Ainsi, depuis quelques années on commence à voir des recherches sur le handicap réalisées par les personnes en situation de handicap elles mêmes, les diseability studies. Dans son livre, Charlotte Puisieux (Charlotte Puisieux, de chair et de fer, vivre et lutter dans la société validiste, la découverte 2022) pose des questions extrêmement intéressantes sur les points de vue de chacun sur les questions du handicap et des représentations. Elle démontre, s’il était nécessaire de le démontrer que chacun à un intéret différent sur la question. Les parents (étant maman, je parle de mon point vue ) n’ont pas les mêmes besoins que les chercheurs, des soignants et les personnes directement concernées. Elle pose même page 72 la question : “l’objectivité scientifique existe t elle vraiment? ne parle t on pas toujours d’un point de vue situé comme l’a soutenu Donna Haraway, y compris lorsqu’on l’on est un homme blanc cis valide hétérosexuel... ? A mon sens il s’agit moins dans ce débat scientifique de définir ce qu’est véritablement l’objectivité de la recherche que d’imposer des rapports de pouvoirs au sein desquels certaines forces cherchent à discréditer les discours minoritaires et à mettre en avant la parole de ces fameux homes blancs cis valides hétéro, parole qui devient alors synonyme d’objectivité”.

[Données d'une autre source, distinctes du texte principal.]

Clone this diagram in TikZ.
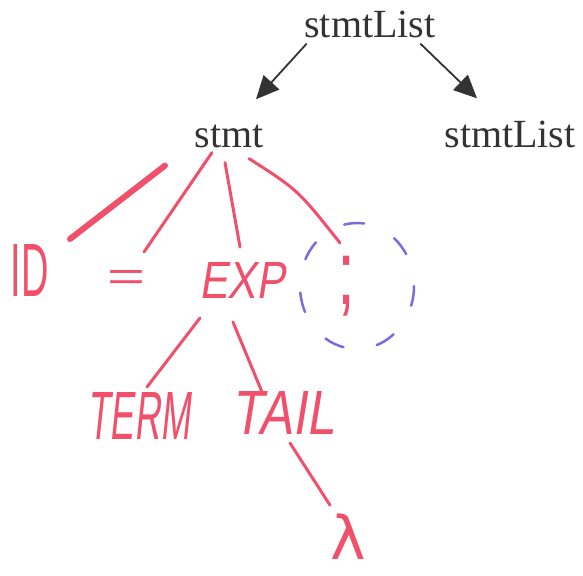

Il y a une dizaine d’années un ami me faisait remarquer le mot pour nourrir sa fille par gastrostomie était le même (gaver/ gavage) que celui qu’il utilisait dans son travail, il travaillait chez un grand fabriquant de nourriture animale. Sa réflexion me revient souvent et montre comment utiliser un terme technique peut être dénigrant pour la personne concernée et la réduire à un objet de soins. Sa réflexion montrait tant la déshumanisation de la personne que la nécessité des soignants d’avoir des mots techniques pour décrire un acte. Si dans la vie quotidienne, les personnes autour de moi n’utilisent plus ce mot, il en est d’autres qui influencent encore la perception que l’on a d’autrui, projetant préjugés sur la personne à laquelle on l’assigne. Il en va de tous les diagnostics utilisés comme insultes mais aussi de la manière dont on décrit l’Autre, la personne que nous accompagnons, mettant en avant tel ou tel trait de son caractère ou de ses difficultés. Que renvoie le mot que nous utilisons à la personne dont nous parlons? Dans quelle mesure cela construit sa personnalité, avec la récurrence de l’emploi de cette caractéristique? Dans quelle mesure cela modifie la perception que nous nous faisons de la personne? Dans quelle mesure cela vient renforcer ou infirmer d’autres préjugés induits par tel autre différence visible (intersectionnalité)?
“A mal nommer les objets on ajoute du malheur au monde” disait Camus. il convient désormais de s’interroger sur les conséquences de mal définir les personnes.